Thursday 11 October 2012

Power play rule in one day cricket




Powerplay in one day cricket has been confusing fans around the world ever since it was first introduced in 2005 but 1 October 2011 onwards, few more clauses have been added to spice up ODI format. here's how the new power play rule stands..

An ODI has two innings, of 50 over each, in which first 10 overs are mandatory field restricted which means no more than 2 fielders can be outside the 30 yard circle and also, two fielders HAVE to be at catching positions.

Two blocks of 5 overs are known as batting powerplay and bowling powerplay, opted by batting and fielding side respectively. Once called for, no more than 3 fielders will be outside 30 yard circle but this time, no catching fielder is required although fielding captain may well choose to.

Note that if there's no power play in progress, maximum of 5 fielders can patrol the boundary in one day internationals.

Now, what was happening in first 6 years since this rule came into picture is that captains were not experimenting enough. Fielding sides were calling their bowling powerplays straight after first 10 overs to limit the damage in case batting side if off to flying start and batting side often called their batting powerplay as late as possible so that they can collect more runs freely.

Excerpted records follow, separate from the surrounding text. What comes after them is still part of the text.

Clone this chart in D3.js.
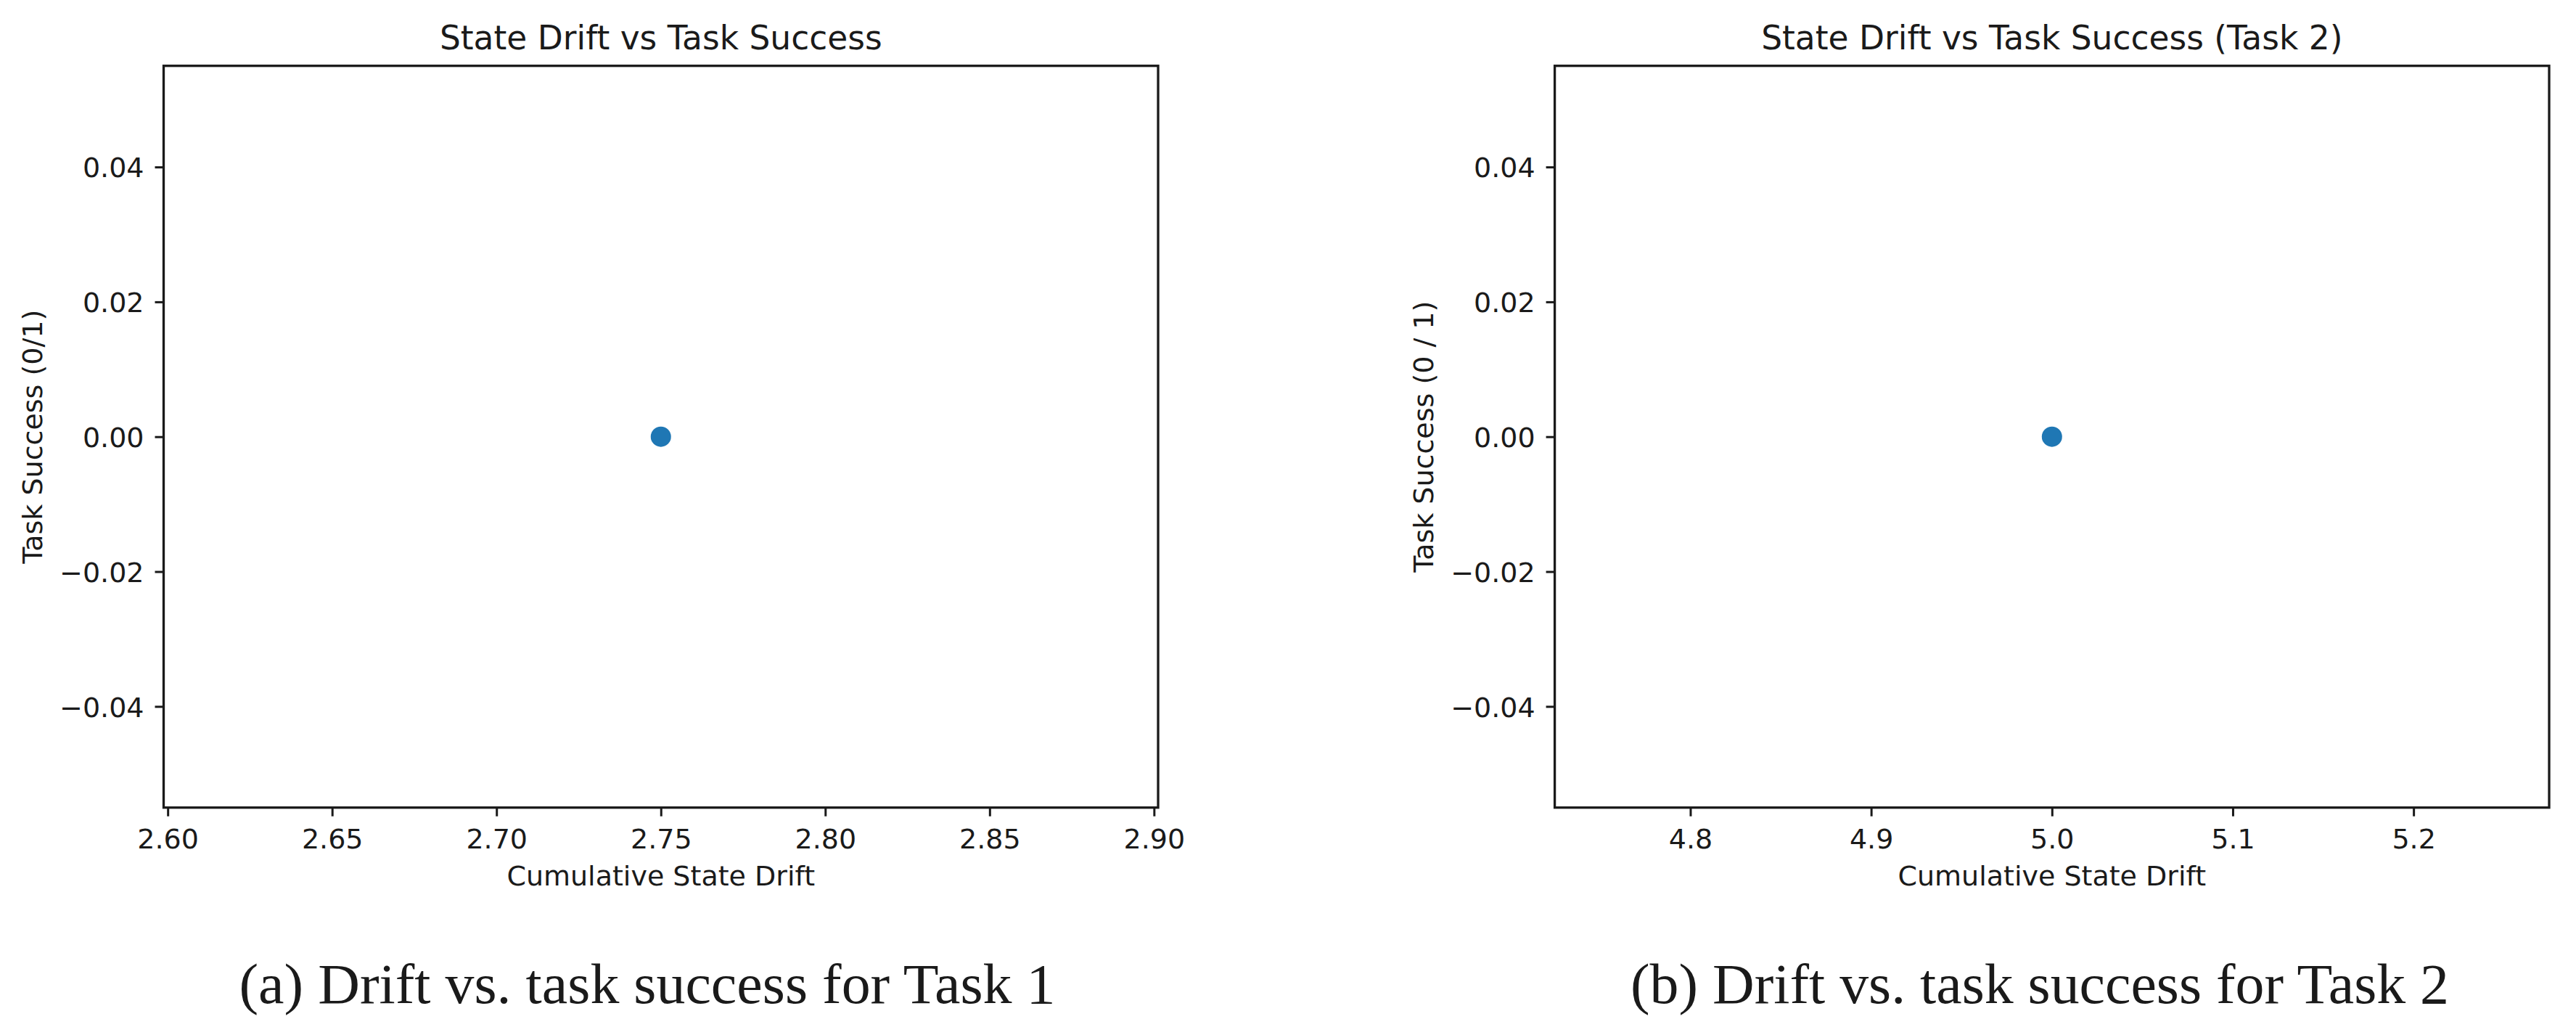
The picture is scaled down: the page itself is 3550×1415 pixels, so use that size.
<!DOCTYPE html>
<html>
<head>
<meta charset="utf-8">
<script src="https://cdn.jsdelivr.net/npm/d3@7"></script>
<style>
  html, body { margin: 0; padding: 0; background: #fff; }
  svg { display: block; }
</style>
</head>
<body>
<svg id="chart" width="3550" height="1415"></svg>
<script>
// ---- data ----
const panelTitles = ["State Drift vs Task Success", "State Drift vs Task Success (Task 2)"];
const xLabels = ["Cumulative State Drift", "Cumulative State Drift"];
const yLabels = ["Task Success (0/1)", "Task Success (0 / 1)"];
const captions = ["(a) Drift vs. task success for Task 1", "(b) Drift vs. task success for Task 2"];
const task1Drift = [2.75];
const task1Success = [0];
const task2Drift = [5.0];
const task2Success = [0];
const xDomains = [[2.59875, 2.90125], [4.725, 5.275]];
const yDomain = [-0.055, 0.055];
const xTicks1 = [2.60, 2.65, 2.70, 2.75, 2.80, 2.85, 2.90];
const xTicks2 = [4.8, 4.9, 5.0, 5.1, 5.2];
const yTicks = [-0.04, -0.02, 0.00, 0.02, 0.04];

const panels = [
  { title: panelTitles[0], xl: xLabels[0], yl: yLabels[0], cap: captions[0],
    xs: task1Drift, ys: task1Success, xd: xDomains[0], xt: xTicks1, xf: d3.format(".2f"),
    left: 225.5, right: 1596, capX: 892, capW: 1125 },
  { title: panelTitles[1], xl: xLabels[1], yl: yLabels[1], cap: captions[1],
    xs: task2Drift, ys: task2Success, xd: xDomains[1], xt: xTicks2, xf: d3.format(".1f"),
    left: 2142.6, right: 3513, capX: 2811, capW: 1128 }
];

const plotTop = 90.7, plotBottom = 1112.7;
const svg = d3.select("#chart");
const sans = "'DejaVu Sans', sans-serif";
const tickFont = 38, titleFont = 45.5;
const ink = "#1a1a1a";
const minusFmt = f => (d => f(d).replace("-", "\u2212"));
const yFmt = minusFmt(d3.format(".2f"));

panels.forEach(p => {
  const x = d3.scaleLinear().domain(p.xd).range([p.left, p.right]);
  const y = d3.scaleLinear().domain(yDomain).range([plotBottom, plotTop]);
  const g = svg.append("g");

  // points
  g.selectAll("circle.pt").data(p.xs.map((v, i) => [v, p.ys[i]]))
    .enter().append("circle")
    .attr("cx", d => x(d[0])).attr("cy", d => y(d[1]))
    .attr("r", 14).attr("fill", "#1f77b4");

  // x axis
  const xAxis = d3.axisBottom(x).tickValues(p.xt).tickFormat(p.xf).tickSize(12).tickPadding(10);
  const gx = g.append("g").attr("transform", `translate(0,${plotBottom})`).call(xAxis);
  gx.select(".domain").remove();
  gx.selectAll(".tick line").attr("stroke", ink).attr("stroke-width", 3);
  gx.selectAll(".tick text").attr("font-family", sans).attr("font-size", tickFont)
    .attr("fill", ink).attr("dy", null).attr("y", 56);

  // y axis
  const yAxis = d3.axisLeft(y).tickValues(yTicks).tickFormat(yFmt).tickSize(12).tickPadding(15);
  const gy = g.append("g").attr("transform", `translate(${p.left},0)`).call(yAxis);
  gy.select(".domain").remove();
  gy.selectAll(".tick line").attr("stroke", ink).attr("stroke-width", 3);
  gy.selectAll(".tick text").attr("font-family", sans).attr("font-size", tickFont)
    .attr("fill", ink).attr("dy", "0.36em");

  // frame
  g.append("rect").attr("x", p.left).attr("y", plotTop)
    .attr("width", p.right - p.left).attr("height", plotBottom - plotTop)
    .attr("fill", "none").attr("stroke", ink).attr("stroke-width", 3.3);

  // title
  g.append("text").attr("x", (p.left + p.right) / 2).attr("y", 68)
    .attr("text-anchor", "middle").attr("font-family", sans).attr("font-size", titleFont)
    .attr("fill", ink).text(p.title);

  // x label
  g.append("text").attr("x", (p.left + p.right) / 2).attr("y", 1220)
    .attr("text-anchor", "middle").attr("font-family", sans).attr("font-size", tickFont)
    .attr("fill", ink).text(p.xl);

  // y label
  const ylx = p.left - 167.5, yly = (plotTop + plotBottom) / 2;
  g.append("text").attr("transform", `translate(${ylx},${yly}) rotate(-90)`)
    .attr("text-anchor", "middle").attr("font-family", sans).attr("font-size", tickFont)
    .attr("fill", ink).text(p.yl);

  // caption
  g.append("text").attr("x", p.capX).attr("y", 1382)
    .attr("text-anchor", "middle").attr("font-family", "'Liberation Serif', serif")
    .attr("font-size", 78).attr("fill", ink)
    .attr("textLength", p.capW).attr("lengthAdjust", "spacingAndGlyphs")
    .text(p.cap);
});
</script>
</body>
</html>
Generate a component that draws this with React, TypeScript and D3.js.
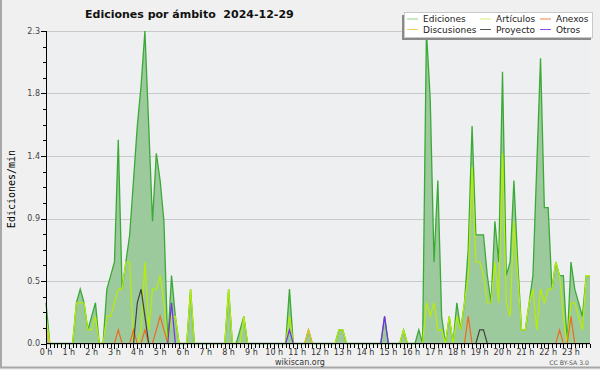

October 2011 onwards, ICC has twicked the rule a bit by forcing captains to call batting and bowling powerplays inside 16th to 40th over. This means once first 10 overs of mandatory field restriction is over, bowling side can't call for PP. If they want to, they'll have to wait till completion of 15th over. On other hand, batting side will have to call batting PP on or before 36th over. This means overs 11th to 15 and 40th to 50th cannot be under powerplays!